Когда мне доложили о пленных, невольно захотелось взглянуть на них. Подхожу, смотрю. Да, эти вояки уже совсем не похожи на тех, которых нам удавалось захватывать в плен в самом начале войны. Тогда те держались нагло, с вызовом, еще верили в полководческий гений своего фюрера. А эти… Обросшие, небритые, в изодранном обмундировании, фашисты стоят понуро, смотрят в землю. Кажется, что им сейчас безразлично, что произойдет с ними дальше.
Но это только казалось. Стоило произнести всего лишь несколько слов, как пленные встрепенулись, угодливо заулыбались, изъявляя готовность ответить на любые вопросы.

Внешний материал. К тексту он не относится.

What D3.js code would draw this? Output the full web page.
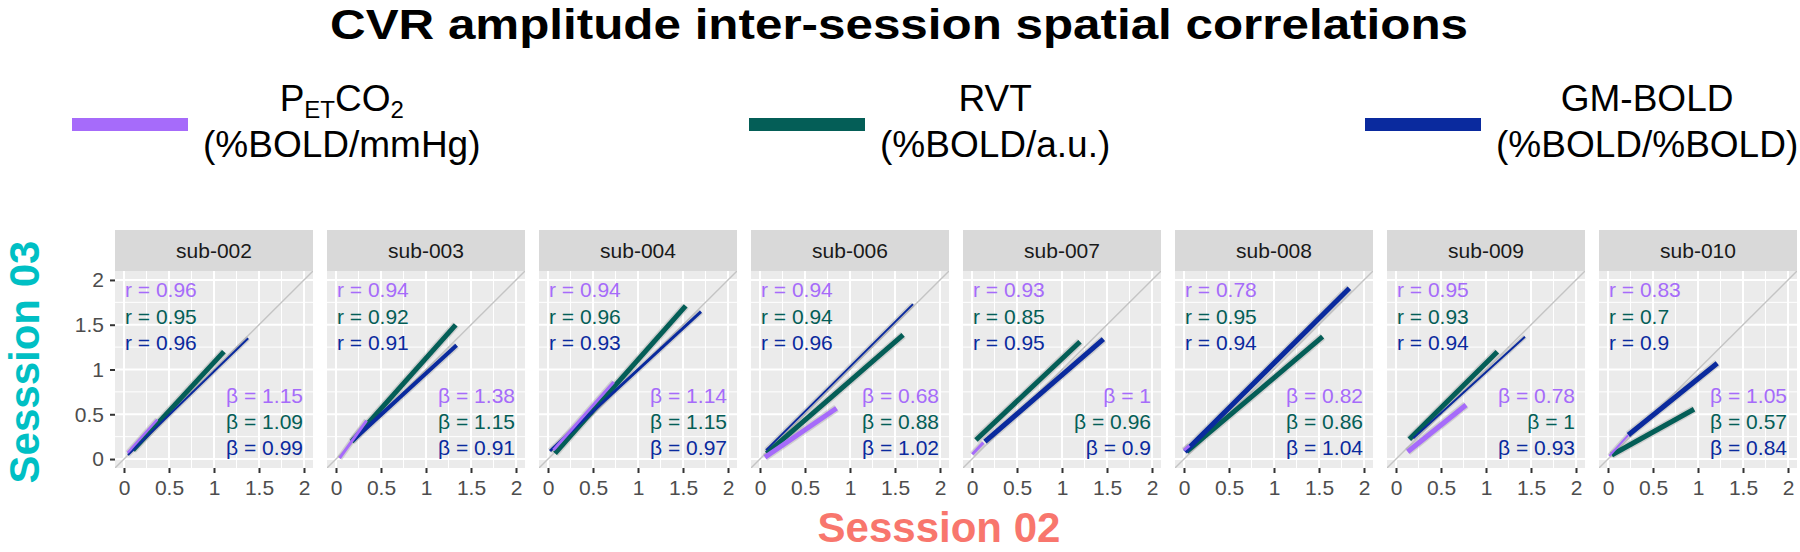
<!DOCTYPE html>
<html>
<head>
<meta charset="utf-8">
<script src="https://cdn.jsdelivr.net/npm/d3@7"></script>
<style>
  html, body { margin: 0; padding: 0; background: #ffffff; }
  svg { display: block; font-family: "Liberation Sans", Arial, Helvetica, sans-serif; }
</style>
</head>
<body>
<svg id="chart" width="1800" height="552"></svg>
<script>
// ---------------- DATA ----------------
const subjects = ["sub-002", "sub-003", "sub-004", "sub-006", "sub-007", "sub-008", "sub-009", "sub-010"];
const seriesKeys = ["PETCO2", "RVT", "GM-BOLD"];
const legendLine1 = ["P_ETCO2", "RVT", "GM-BOLD"];
const legendLine2 = ["(%BOLD/mmHg)", "(%BOLD/a.u.)", "(%BOLD/%BOLD)"];

const rPetco2 = [0.96, 0.94, 0.94, 0.94, 0.93, 0.78, 0.95, 0.83];
const rRvt    = [0.95, 0.92, 0.96, 0.94, 0.85, 0.95, 0.93, 0.7];
const rGm     = [0.96, 0.91, 0.93, 0.96, 0.95, 0.94, 0.94, 0.9];

const betaPetco2 = [1.15, 1.38, 1.14, 0.68, 1, 0.82, 0.78, 1.05];
const betaRvt    = [1.09, 1.15, 1.15, 0.88, 0.96, 0.86, 1, 0.57];
const betaGm     = [0.99, 0.91, 0.97, 1.02, 0.9, 1.04, 0.93, 0.84];

// fitted line segments per subject: [x start, y start, x end, y end] (Session 02 -> Session 03)
const fitPetco2 = [[0.04, 0.07, 0.37, 0.44], [0.04, 0.01, 0.34, 0.43], [0.06, 0.10, 0.73, 0.86], [0.056, 0.02, 0.85, 0.567],
                   [0.003, 0.053, 0.126, 0.183], [0.0, 0.10, 0.06, 0.15], [0.13, 0.082, 0.778, 0.604], [0.014, 0.034, 0.226, 0.269]];
const fitRvt    = [[0.10, 0.10, 1.11, 1.20], [0.174, 0.194, 1.33, 1.498], [0.078, 0.064, 1.53, 1.71], [0.074, 0.064, 1.59, 1.386],
                   [0.044, 0.213, 1.20, 1.31], [0.03, 0.082, 1.54, 1.367], [0.148, 0.221, 1.126, 1.199], [0.041, 0.045, 0.956, 0.556]];
const fitGm     = [[0.044, 0.045, 1.38, 1.35], [0.19, 0.21, 1.34, 1.27], [0.022, 0.09, 1.70, 1.646], [0.067, 0.10, 1.70, 1.73],
                   [0.144, 0.194, 1.46, 1.338], [0.011, 0.082, 1.837, 1.908], [0.192, 0.232, 1.433, 1.367], [0.226, 0.269, 1.214, 1.07]];

const axisTicks = [0, 0.5, 1, 1.5, 2];
const axisTickLabels = ["0", "0.5", "1", "1.5", "2"];
const minorTicks = [0.25, 0.75, 1.25, 1.75];

const titleText = "CVR amplitude inter-session spatial correlations";
const xTitle = "Sesssion 02";
const yTitle = "Sesssion 03";

// ---------------- STYLE / LAYOUT ----------------
const colors = ["#A66BFA", "#045E57", "#0A2A9E"];
const lineWidths = [ // per subject: [PETCO2, RVT, GM]
  [2.5, 5, 2], [3, 5, 4], [3, 5, 3], [5, 5, 2], [3, 5, 5], [3, 5, 5], [5, 5, 2], [2, 5, 5]
];
const panelLeft0 = 115, panelPitch = 212, panelW = 198;
const stripTop = 230, panelTop = 271, panelBottom = 468;
const dom = [-0.1, 2.1];
const legendBarX = [72, 749, 1365], legendBarW = 116;

const svg = d3.select("#chart");

// Title
svg.append("text")
  .attr("x", 899).attr("y", 39)
  .attr("text-anchor", "middle")
  .attr("font-size", 43).attr("font-weight", "bold").attr("fill", "#000")
  .attr("textLength", 1138).attr("lengthAdjust", "spacingAndGlyphs")
  .text(titleText);

// Legend
seriesKeys.forEach((k, i) => {
  const g = svg.append("g");
  g.append("rect")
    .attr("x", legendBarX[i]).attr("y", 118)
    .attr("width", legendBarW).attr("height", 13)
    .attr("fill", colors[i]);
  const t1 = g.append("text").attr("y", 111).attr("font-size", 37).attr("fill", "#000").attr("text-anchor", "middle");
  if (legendLine1[i] === "P_ETCO2") {
    t1.append("tspan").text("P");
    t1.append("tspan").attr("font-size", 24).attr("dy", 7).text("ET");
    t1.append("tspan").attr("dy", -7).text("CO");
    t1.append("tspan").attr("font-size", 24).attr("dy", 7).text("2");
  } else {
    t1.text(legendLine1[i]);
  }
  const t2 = g.append("text").attr("y", 157).attr("font-size", 37).attr("fill", "#000")
    .attr("text-anchor", "middle").text(legendLine2[i]);
  const w = Math.max(t1.node().getComputedTextLength(), t2.node().getComputedTextLength());
  const cx = legendBarX[i] + legendBarW + 15 + w / 2;
  t1.attr("x", cx);
  t2.attr("x", cx);
});

const defs = svg.append("defs");

subjects.forEach((sub, i) => {
  const x0 = panelLeft0 + i * panelPitch;
  const xs = d3.scaleLinear().domain(dom).range([x0, x0 + panelW]);
  const ys = d3.scaleLinear().domain(dom).range([panelBottom, panelTop]);
  const g = svg.append("g");

  // strip
  g.append("rect").attr("x", x0).attr("y", stripTop).attr("width", panelW).attr("height", panelTop - stripTop).attr("fill", "#D9D9D9");
  g.append("text").attr("x", x0 + panelW / 2).attr("y", 258).attr("text-anchor", "middle")
    .attr("font-size", 21).attr("fill", "#1A1A1A").text(sub);

  // panel background
  g.append("rect").attr("x", x0).attr("y", panelTop).attr("width", panelW).attr("height", panelBottom - panelTop).attr("fill", "#EBEBEB");

  // grid
  minorTicks.forEach(v => {
    g.append("line").attr("x1", xs(v)).attr("x2", xs(v)).attr("y1", panelTop).attr("y2", panelBottom).attr("stroke", "#fff").attr("stroke-width", 1);
    g.append("line").attr("y1", ys(v)).attr("y2", ys(v)).attr("x1", x0).attr("x2", x0 + panelW).attr("stroke", "#fff").attr("stroke-width", 1);
  });
  axisTicks.forEach(v => {
    g.append("line").attr("x1", xs(v)).attr("x2", xs(v)).attr("y1", panelTop).attr("y2", panelBottom).attr("stroke", "#fff").attr("stroke-width", 2);
    g.append("line").attr("y1", ys(v)).attr("y2", ys(v)).attr("x1", x0).attr("x2", x0 + panelW).attr("stroke", "#fff").attr("stroke-width", 2);
  });

  const clipId = "clip" + i;
  defs.append("clipPath").attr("id", clipId).append("rect")
    .attr("x", x0).attr("y", panelTop).attr("width", panelW).attr("height", panelBottom - panelTop);
  const pg = g.append("g").attr("clip-path", `url(#${clipId})`);

  // identity line
  pg.append("line").attr("x1", xs(dom[0])).attr("y1", ys(dom[0])).attr("x2", xs(dom[1])).attr("y2", ys(dom[1]))
    .attr("stroke", "#C4C4C4").attr("stroke-width", 1.4);

  // fitted lines (grey band then coloured line)
  const fits = [fitPetco2[i], fitRvt[i], fitGm[i]];
  const order = [1, 2, 0];
  order.forEach(s => {
    const f = fits[s];
    pg.append("line").attr("x1", xs(f[0])).attr("y1", ys(f[1])).attr("x2", xs(f[2])).attr("y2", ys(f[3]))
      .attr("stroke", "#999").attr("stroke-opacity", 0.35).attr("stroke-width", lineWidths[i][s] + 3);
  });
  order.forEach(s => {
    const f = fits[s];
    pg.append("line").attr("x1", xs(f[0])).attr("y1", ys(f[1])).attr("x2", xs(f[2])).attr("y2", ys(f[3]))
      .attr("stroke", colors[s]).attr("stroke-width", lineWidths[i][s]);
  });

  // annotations
  const rs = [rPetco2[i], rRvt[i], rGm[i]];
  const bs = [betaPetco2[i], betaRvt[i], betaGm[i]];
  [0, 1, 2].forEach(s => {
    g.append("text").attr("x", x0 + 10).attr("y", panelTop + 26 + s * 26.5)
      .attr("font-size", 21).attr("fill", colors[s]).text("r = " + rs[s]);
    g.append("text").attr("x", x0 + panelW - 10).attr("y", panelBottom - 65 + s * 26)
      .attr("text-anchor", "end").attr("font-size", 21).attr("fill", colors[s]).text("\u03B2 = " + bs[s]);
  });

  // x axis
  const xAxis = d3.axisBottom(xs).tickValues(axisTicks).tickFormat((d, j) => axisTickLabels[j]).tickSize(5).tickPadding(7);
  const xa = g.append("g").attr("transform", `translate(0,${panelBottom})`).call(xAxis);
  xa.select(".domain").remove();
  xa.selectAll(".tick line").attr("stroke", "#333").attr("stroke-width", 2);
  xa.selectAll(".tick text").attr("font-size", 21).attr("fill", "#4D4D4D").attr("font-family", "Liberation Sans, Arial, sans-serif");

  if (i === 0) {
    const yAxis = d3.axisLeft(ys).tickValues(axisTicks).tickFormat((d, j) => axisTickLabels[j]).tickSize(5).tickPadding(6);
    const ya = g.append("g").attr("transform", `translate(${x0},0)`).call(yAxis);
    ya.select(".domain").remove();
    ya.selectAll(".tick line").attr("stroke", "#333").attr("stroke-width", 2);
    ya.selectAll(".tick text").attr("font-size", 21).attr("fill", "#4D4D4D").attr("font-family", "Liberation Sans, Arial, sans-serif");
  }
});

// axis titles
svg.append("text").attr("x", 939).attr("y", 542).attr("text-anchor", "middle")
  .attr("font-size", 42).attr("font-weight", "bold").attr("fill", "#F8766D").text(xTitle);
svg.append("text").attr("transform", "translate(39,362) rotate(-90)").attr("text-anchor", "middle")
  .attr("font-size", 42).attr("font-weight", "bold").attr("fill", "#00BFC4").text(yTitle);
</script>
</body>
</html>
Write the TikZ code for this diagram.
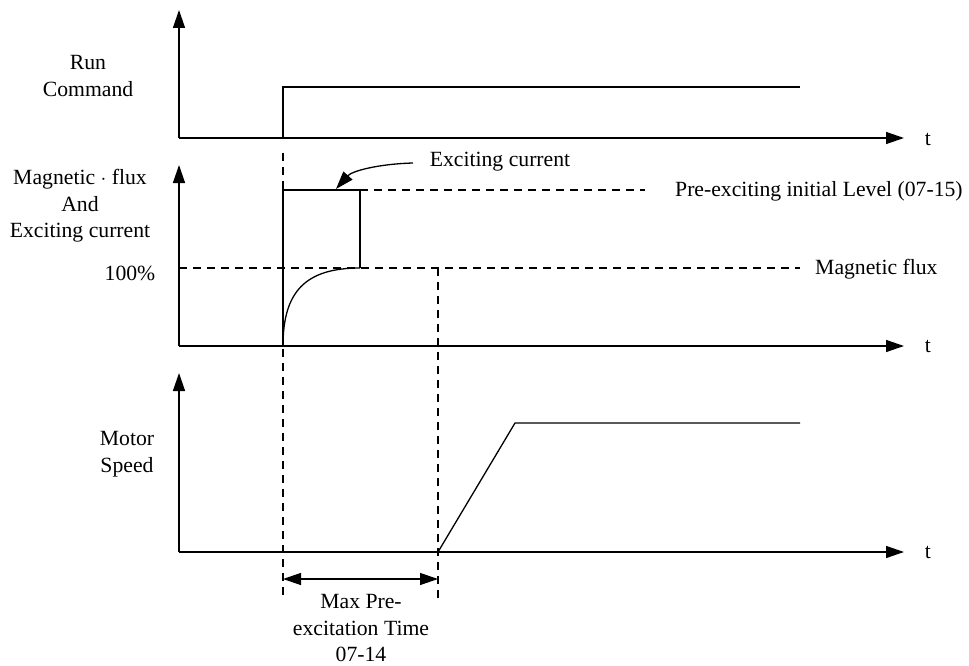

Один из них, совсем еще мальчишка — над губой едва наметился пушок, — тоненьким голоском завопил:
— Гитлер капут! Гитлер капут!
Оказывается, эти слова он произносил и раньше, до моего прихода, произносил всякий раз, когда перед ним появлялся кто-либо из самоходчиков. Произнес и теперь. Затравленно, боязливо.
— Да не пищи ты, не пищи! — прикрикнул на него старший лейтенант Бондарев. И, повернувшись ко мне, добавил: — Как пакостить, так они мастера, а вот когда до ответа дело дошло, так сразу: «Гитлер капут!» Слизняки!
Пленный, конечно, ничего не понял из слов Бондарева. Но, услышав уже заученную им фразу, несмело заулыбался, начал еще чаще повторять:
— Гитлер капут! Гитлер капут!..
А мне подумалось: случись вот эдакое в самом начале войны, мальчишку-пленного наверняка бы придушили при удобном случае его же сородичи. Во всяком случае, тут же бы прикрикнули, оборвали, не дали бы так голосить, оскорблять их обожаемого фюрера. Теперь же они молчали. Видно, сами уже понимали и безнадежность своего положения, и неизбежный крах гитлеровской армии.
Утром мы покинули деревню Люты, в которой останавливались на ночлег. Часа два двигались на высокой скорости, благо дорога была свободной и встреч с противником пока не предвиделось. Но потом скорость значительно снизилась, так как мы догнали какой-то конный обоз.
— Кто вы такие, кавалерия? — крикнул обозным, выглянув из люка, капитан Шныркевич.
— Как и вы, советские, — ответил ему молоденький лейтенант, еле сдерживая гарцующую под ним лошадь. По всей вероятности, это был командир хозяйственного взвода.
— И много вас таких? — продолжал допытываться наш начальник штаба.
Лейтенант независимо хмыкнул и, ничего больше не ответив, пришпорил своего коня.
— Ишь, молодой, а сердитый, — неодобрительно сказал, глядя ему вслед, пожилой боец с повозки. И, повернувшись к Шныркевичу, философски изрек: — Это как посмотреть, товарищ командир. Извините, под комбинезоном не разгляжу вашего звания. Фашисты твердят, что нас, дескать, много. Оно и понятно: у страха глаза велики. А по-моему, маловато.